A drug addled thug who head-butted, kicked and spat at police officers, breaking a sergeant’s hand in the process, has been handed a 27 month sentence.
Craigavon Crown Court heard that an ambulance crew called the police at around 9.30am on St. Patrick’s Day, last year, over a woman who was “trying to strangle herself with her own hands”.
Even though it was he who had contacted the emergency services, 20-year-old Jamie Lee Harvey refused to let them in but eventually did when they “explained why they were there” but prosecuting lawyer Joseph Murphy said once they were inside, “he became irate”.
“Both of them were uncooperative with the paramedics,” said the lawyer adding that with Harvey “appearing under the influence of drugs…he insisted on going to the hospital with her.”
Once at Craigavon Area Hospital, Harvey “threatened to punch someone if he didn’t get a cigarette” and then proceeded to be “verbally abusive” to police in the presence of medical staff and members of the public at the busy department.
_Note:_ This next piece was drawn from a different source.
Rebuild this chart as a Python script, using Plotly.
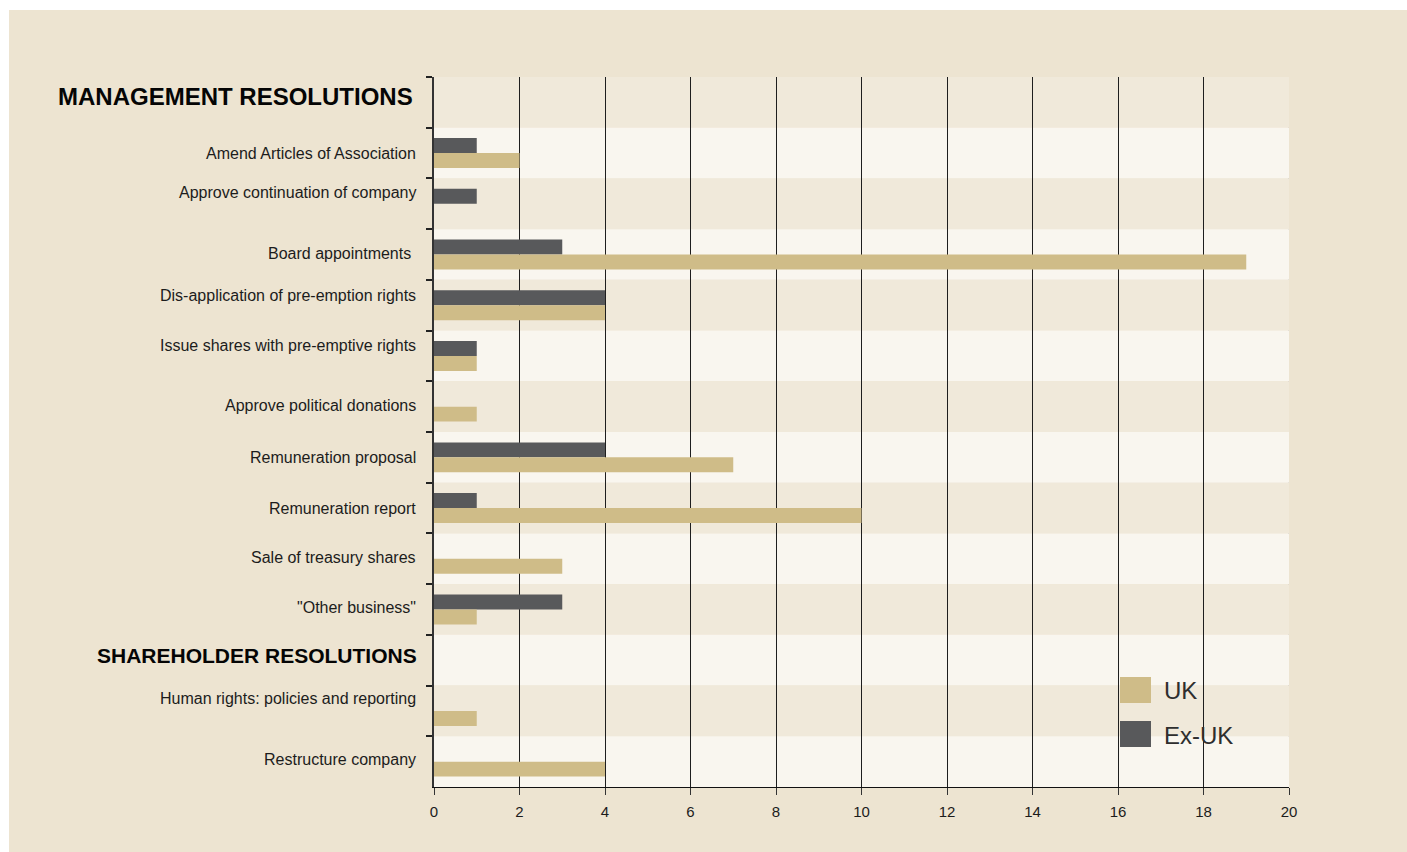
import plotly.graph_objects as go

# ---- data ----
categories = [
    "MANAGEMENT RESOLUTIONS",
    "Amend Articles of Association",
    "Approve continuation of company",
    "Board appointments\u00a0",
    "Dis-application of pre-emption rights",
    "Issue shares with pre-emptive rights",
    "Approve political donations",
    "Remuneration proposal",
    "Remuneration report",
    "Sale of treasury shares",
    "\"Other business\"",
    "SHAREHOLDER RESOLUTIONS",
    "Human rights: policies and reporting",
    "Restructure company",
]
header_rows = ["MANAGEMENT RESOLUTIONS", "SHAREHOLDER RESOLUTIONS"]
uk_values = [None, 2, None, 19, 4, 1, 1, 7, 10, 3, 1, None, 1, 4]
exuk_values = [None, 1, 1, 3, 4, 1, None, 4, 1, None, 3, None, None, None]
x_ticks = [0, 2, 4, 6, 8, 10, 12, 14, 16, 18, 20]

# ---- styling ----
FONT = "Liberation Sans, Arial, Helvetica, sans-serif"
FRAME = "#ede4d1"
BAND_DARK = "#f0e9da"
BAND_LIGHT = "#f9f6ef"
UK_COLOR = "#cfbc88"
EXUK_COLOR = "#58595b"
TEXT_COLOR = "#1c1c1c"
# vertical nudge (px, upward) of each row label, as in the original layout
label_lift = [6, 0, 11, 1, 10, 10, 1, 0, 0, 1, 2, 5, 12, 2]
# right edge (px) of each row label
label_right = [415, 418, 418, 418, 418, 418, 418, 418, 418, 418, 418, 419, 418, 418]
# font size of each row label
label_size = [24, 16, 16, 16, 16, 16, 16, 16, 16, 16, 16, 21, 16, 16]

W, H = 1407, 852
L, R, T, B = 434, 1289, 77, 787


def px_x(p):
    return (p - L) / (R - L)


def px_y(p):
    return (B - p) / (B - T)


fig = go.Figure()
fig.add_trace(go.Bar(
    y=categories, x=exuk_values, name="Ex-UK", orientation="h",
    marker=dict(color=EXUK_COLOR, line=dict(width=0)),
))
fig.add_trace(go.Bar(
    y=categories, x=uk_values, name="UK", orientation="h",
    marker=dict(color=UK_COLOR, line=dict(width=0)),
))

shapes = []
# outer beige frame
shapes.append(dict(type="rect", xref="paper", yref="paper",
                   x0=px_x(9), x1=px_x(W + 5), y0=px_y(10), y1=px_y(H + 5),
                   fillcolor=FRAME, line=dict(width=0), layer="below"))
# alternating bands
for i, c in enumerate(categories):
    shapes.append(dict(type="rect", xref="x", yref="y",
                       x0=0, x1=20, y0=i - 0.5, y1=i + 0.5,
                       fillcolor=BAND_DARK if i % 2 == 0 else BAND_LIGHT,
                       line=dict(width=0), layer="below"))
# right-edge line at 20
shapes.append(dict(type="line", xref="x", yref="paper", x0=20, x1=20, y0=0, y1=1,
                   line=dict(color="#6e6e6e", width=1), layer="below"))
# manual legend squares
shapes.append(dict(type="rect", xref="paper", yref="paper",
                   x0=px_x(1120), x1=px_x(1151), y0=px_y(703), y1=px_y(677),
                   fillcolor=UK_COLOR, line=dict(width=0)))
shapes.append(dict(type="rect", xref="paper", yref="paper",
                   x0=px_x(1120), x1=px_x(1151), y0=px_y(747), y1=px_y(721),
                   fillcolor=EXUK_COLOR, line=dict(width=0)))

annotations = [
    dict(xref="paper", yref="paper", x=px_x(1162), y=px_y(690), text="UK",
         showarrow=False, xanchor="left", yanchor="middle",
         font=dict(family=FONT, size=24, color="#2e2e2e")),
    dict(xref="paper", yref="paper", x=px_x(1162), y=px_y(735), text="Ex-UK",
         showarrow=False, xanchor="left", yanchor="middle",
         font=dict(family=FONT, size=24, color="#2e2e2e")),
]

# row labels
for i, c in enumerate(categories):
    if c in header_rows:
        txt = f"<b>{c}</b>"
        fnt = dict(family=FONT, size=label_size[i], color="#050505")
    else:
        txt = c
        fnt = dict(family=FONT, size=label_size[i], color=TEXT_COLOR)
    annotations.append(dict(
        xref="paper", yref="y", x=px_x(label_right[i]), y=c, text=txt,
        showarrow=False, xanchor="right", yanchor="middle",
        yshift=label_lift[i], font=fnt,
    ))

fig.update_layout(
    width=W, height=H,
    margin=dict(l=L, r=W - R, t=T, b=H - B, pad=0),
    paper_bgcolor="white",
    plot_bgcolor="rgba(0,0,0,0)",
    barmode="group",
    bargap=0.41,
    bargroupgap=0,
    showlegend=False,
    shapes=shapes,
    annotations=annotations,
    font=dict(family=FONT, color=TEXT_COLOR),
    xaxis=dict(
        range=[0, 20], tickvals=x_ticks, ticktext=[str(v) for v in x_ticks],
        showgrid=True, gridcolor="#1e1e1e", gridwidth=1,
        showline=True, linecolor="#111111", linewidth=1,
        ticks="outside", ticklen=7, tickcolor="#333333", tickwidth=1,
        ticklabelstandoff=4,
        tickfont=dict(family=FONT, size=15, color=TEXT_COLOR),
        zeroline=False, fixedrange=True,
    ),
    yaxis=dict(
        type="category", categoryorder="array", categoryarray=categories,
        range=[len(categories) - 0.5, -0.5],
        tickson="boundaries", ticks="outside", ticklen=6,
        tickcolor="#222222", tickwidth=1.5,
        showline=True, linecolor="#333333", linewidth=1.5,
        showgrid=False, zeroline=False,
        showticklabels=False,
        fixedrange=True,
    ),
)

fig.write_html("out.html")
Mr Murphy said when Harvey and his partner tried to leave the hospital before she was seen by medical professionals, the officers tried to explain how important it was for her to be treated but he “became loud and aggressive.”
It was as he was being arrested for disorderly behaviour that Harvey “struggled wildly,” lashing out at the officers with kicks, punches and head butts as the cops tried to restrain him.
The lawyer told the court the police sergeant sustained a fracture to the fourth metacarpal of his left hand, an injury which required surgery to insert a metal plate and screws but from which the officers hand “will never be 100%”.
Harvey, who appeared at court on Friday by videolink from Hydebank YOC, was put into the back of a cell van where he repeatedly spat on the walls “continually shouting ‘I have coronavirus’.”
“You will note from the date of March 17 last year that this was at the very start of the pandemic before the first lockdown,” Mr Murphy highlighted.
Interviewed the following day Harvey, from Drumbeg in Craigavon, refused to answer police questions but later entered guilty pleas to causing the sergeant actual bodily harm, four counts of assaulting police and single counts of resisting police and causing criminal damage to the cell van.
The lawyer submitted that Harvey’s criminal record was an aggravating factor, revealing that despite still being only 20-years-old, he had amassed 67 previous convictions including 24 for assaulting police and 44 for failing to comply with court orders.
Defence counsel Damien Halleron revealed that just an hour beforehand, Harvey had appeared in the lower court accused of three charges of assaulting police officers on October 2 this year in a case which has been adjourned to this coming Friday.
He submitted however there were “positive features” for Harvey in that although he had progressed through each level of criminal courts to reach the Crown, “he has become a father in the last year” and had managed to hold down a full time job, a position which will be waiting from him when he is released.
“He has told me in consultation that he doesn’t want to go back to custody because he knows it will be in a different regime in Maghaberry,” said the barrister, adding that as well as “an extraordinarily stringent” package of suggested licence conditions including curfew, tagging and a complete ban on alcohol, reports suggested that he undertake an 18 month “thinking skills program” run by the probation board.
Imposing the 27 month custodial sentence and ordering Harvey to spend nine months of that in the YOC and the rest under licence conditions, Judge Patrick Lynch QC told the defendant “you don’t need me to emphasis the gravity of the offence”.
“You disgraced yourself in hospital in front of people who were attending the A&E and that in itself is grave because people there are in distress or pain and the last thing they need is someone like you creating more distress,” said the judge.
Reading from the injured officer’s statement, the judge outlined how the fracture affected the sergeant’s career and family life, explaining to Harvey that while he will be released eventually, “this officer will have to live with the consequences of your actions for the rest of his life.”